A watermark stored in a data file refers to a method for ensuring data integrity which combines aspects of data hashing and digital watermarking. Both are useful for tamper detection, though each has its own advantages and disadvantages.
A typical data hash will process an input file to produce an alphanumeric string unique to the data file. Should the file be modified, such as if one or more bit changes occur within this original file, the same hash process on the modified file will produce a different alphanumeric. Through this method, a trusted source can calculate the hash of an original data file and subscribers can verify the integrity of the data. The subscriber simply compares a hash of the received data file with the known hash from the trusted source. This can lead to two situations: the hash being the same or the hash being different.
If the hash results are the same, the systems involved can have an appropriate degree of confidence to the integrity of the received data. On the other hand, if the hash results are different, they can conclude that the received data file has been altered.

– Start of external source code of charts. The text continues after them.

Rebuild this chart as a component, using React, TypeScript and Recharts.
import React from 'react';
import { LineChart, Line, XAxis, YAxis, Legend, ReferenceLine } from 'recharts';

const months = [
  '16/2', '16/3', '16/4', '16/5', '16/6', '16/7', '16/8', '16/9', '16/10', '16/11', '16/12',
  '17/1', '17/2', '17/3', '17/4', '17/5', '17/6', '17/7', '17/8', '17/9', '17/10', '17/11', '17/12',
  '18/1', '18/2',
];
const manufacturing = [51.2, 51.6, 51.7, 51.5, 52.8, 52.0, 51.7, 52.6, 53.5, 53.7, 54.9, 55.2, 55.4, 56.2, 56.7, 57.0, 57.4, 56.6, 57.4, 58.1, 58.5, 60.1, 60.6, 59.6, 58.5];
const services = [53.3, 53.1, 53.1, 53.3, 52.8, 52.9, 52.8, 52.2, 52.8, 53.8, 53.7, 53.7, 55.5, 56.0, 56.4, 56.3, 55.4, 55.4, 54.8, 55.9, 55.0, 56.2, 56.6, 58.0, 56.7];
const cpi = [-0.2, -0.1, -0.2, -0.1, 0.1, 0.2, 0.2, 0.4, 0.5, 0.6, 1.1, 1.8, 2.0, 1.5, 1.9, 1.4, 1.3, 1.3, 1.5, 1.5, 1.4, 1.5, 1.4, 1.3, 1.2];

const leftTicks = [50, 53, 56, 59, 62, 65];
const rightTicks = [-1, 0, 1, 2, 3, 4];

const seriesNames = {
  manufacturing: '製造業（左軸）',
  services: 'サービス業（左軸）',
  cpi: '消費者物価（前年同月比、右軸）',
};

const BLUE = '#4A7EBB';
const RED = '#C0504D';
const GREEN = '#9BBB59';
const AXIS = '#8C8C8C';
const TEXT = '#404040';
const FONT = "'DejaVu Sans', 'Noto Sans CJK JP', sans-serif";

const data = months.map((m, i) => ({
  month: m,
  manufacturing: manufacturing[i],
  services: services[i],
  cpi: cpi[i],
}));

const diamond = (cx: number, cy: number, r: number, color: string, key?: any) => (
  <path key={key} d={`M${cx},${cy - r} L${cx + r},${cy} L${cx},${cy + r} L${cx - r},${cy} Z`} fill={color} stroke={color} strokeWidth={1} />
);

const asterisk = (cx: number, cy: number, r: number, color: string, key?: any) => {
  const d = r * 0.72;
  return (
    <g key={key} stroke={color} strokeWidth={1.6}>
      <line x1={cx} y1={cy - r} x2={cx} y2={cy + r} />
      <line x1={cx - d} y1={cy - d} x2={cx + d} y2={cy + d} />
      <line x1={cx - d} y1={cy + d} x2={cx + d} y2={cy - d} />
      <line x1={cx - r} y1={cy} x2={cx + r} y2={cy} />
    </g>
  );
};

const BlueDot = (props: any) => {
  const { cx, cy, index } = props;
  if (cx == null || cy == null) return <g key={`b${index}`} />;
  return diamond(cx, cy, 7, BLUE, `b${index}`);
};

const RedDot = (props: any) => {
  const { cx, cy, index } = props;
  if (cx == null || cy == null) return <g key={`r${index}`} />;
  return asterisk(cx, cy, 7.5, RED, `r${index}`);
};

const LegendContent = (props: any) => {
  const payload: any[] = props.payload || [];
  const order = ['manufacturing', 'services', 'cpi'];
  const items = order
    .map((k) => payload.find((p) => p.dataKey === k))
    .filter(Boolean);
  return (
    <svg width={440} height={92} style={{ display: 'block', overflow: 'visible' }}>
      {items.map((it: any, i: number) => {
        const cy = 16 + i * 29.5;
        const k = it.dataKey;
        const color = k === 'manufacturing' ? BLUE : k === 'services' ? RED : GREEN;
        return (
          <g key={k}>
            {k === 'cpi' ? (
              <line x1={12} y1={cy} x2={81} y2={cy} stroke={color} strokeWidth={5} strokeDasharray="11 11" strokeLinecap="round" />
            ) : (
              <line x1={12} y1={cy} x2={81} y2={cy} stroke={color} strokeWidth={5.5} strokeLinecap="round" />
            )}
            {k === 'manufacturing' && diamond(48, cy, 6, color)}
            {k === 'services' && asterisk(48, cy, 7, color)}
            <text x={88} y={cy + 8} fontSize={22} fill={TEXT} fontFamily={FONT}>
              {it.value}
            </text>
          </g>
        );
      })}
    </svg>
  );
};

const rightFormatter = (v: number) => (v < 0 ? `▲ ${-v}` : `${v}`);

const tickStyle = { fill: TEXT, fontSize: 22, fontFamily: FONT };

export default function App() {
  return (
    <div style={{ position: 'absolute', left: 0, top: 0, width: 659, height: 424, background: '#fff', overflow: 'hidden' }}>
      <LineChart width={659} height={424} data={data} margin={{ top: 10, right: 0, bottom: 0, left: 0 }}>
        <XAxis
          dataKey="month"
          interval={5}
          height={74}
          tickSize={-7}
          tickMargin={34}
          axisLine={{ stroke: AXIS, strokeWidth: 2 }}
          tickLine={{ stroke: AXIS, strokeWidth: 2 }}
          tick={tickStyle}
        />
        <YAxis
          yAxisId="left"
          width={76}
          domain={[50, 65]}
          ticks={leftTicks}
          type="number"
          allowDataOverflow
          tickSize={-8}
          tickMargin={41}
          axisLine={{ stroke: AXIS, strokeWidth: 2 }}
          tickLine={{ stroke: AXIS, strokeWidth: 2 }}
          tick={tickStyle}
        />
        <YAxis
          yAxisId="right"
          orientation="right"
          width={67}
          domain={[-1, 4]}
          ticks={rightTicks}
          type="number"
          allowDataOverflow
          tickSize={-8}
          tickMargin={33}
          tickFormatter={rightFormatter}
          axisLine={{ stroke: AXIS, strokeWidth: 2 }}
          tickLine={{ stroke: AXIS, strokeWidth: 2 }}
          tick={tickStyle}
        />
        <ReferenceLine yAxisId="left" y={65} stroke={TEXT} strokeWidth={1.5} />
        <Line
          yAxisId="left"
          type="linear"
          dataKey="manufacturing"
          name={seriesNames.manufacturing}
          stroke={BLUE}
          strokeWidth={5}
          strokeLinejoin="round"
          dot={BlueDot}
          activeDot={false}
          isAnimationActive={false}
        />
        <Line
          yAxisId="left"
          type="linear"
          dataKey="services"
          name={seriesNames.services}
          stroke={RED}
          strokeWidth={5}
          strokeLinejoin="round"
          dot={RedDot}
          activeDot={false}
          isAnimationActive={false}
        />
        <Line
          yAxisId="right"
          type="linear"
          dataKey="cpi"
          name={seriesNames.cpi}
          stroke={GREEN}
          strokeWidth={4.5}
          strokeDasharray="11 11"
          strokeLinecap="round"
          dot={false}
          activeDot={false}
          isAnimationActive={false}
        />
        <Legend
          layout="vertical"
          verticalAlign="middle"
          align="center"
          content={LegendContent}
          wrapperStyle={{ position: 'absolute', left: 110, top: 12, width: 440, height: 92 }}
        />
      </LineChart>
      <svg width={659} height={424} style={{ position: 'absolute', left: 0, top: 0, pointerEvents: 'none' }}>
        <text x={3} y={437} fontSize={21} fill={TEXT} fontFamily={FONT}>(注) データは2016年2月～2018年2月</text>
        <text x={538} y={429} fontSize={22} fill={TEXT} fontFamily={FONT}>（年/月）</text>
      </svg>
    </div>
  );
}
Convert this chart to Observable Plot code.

This process is common in P2P networks, for example the protocol. Once a part of the file is downloaded, the data is then checked against the hash key (known as a hash check). Upon this result, the data is kept or discarded.
Digital watermarking is distinctly different from data hashing. It is the process of altering the original data file, allowing for the subsequent recovery of embedded auxiliary data referred to as a watermark.
A subscriber, with knowledge of the watermark and how it is recovered, can determine (to a certain extent) whether significant changes have occurred within the data file. Depending on the specific method used, recovery of the embedded auxiliary data can be robust to post-processing (such as lossy compression).
If the data file to be retrieved is an image, the provider can embed a watermark for protection purposes. The process allows tolerance to some change, while still maintaining an association with the original image file. Researchers have also developed techniques that embed components of the image within the image. This can help identify portions of the image that may contain unauthorized changes and even help in recovering some of the lost data.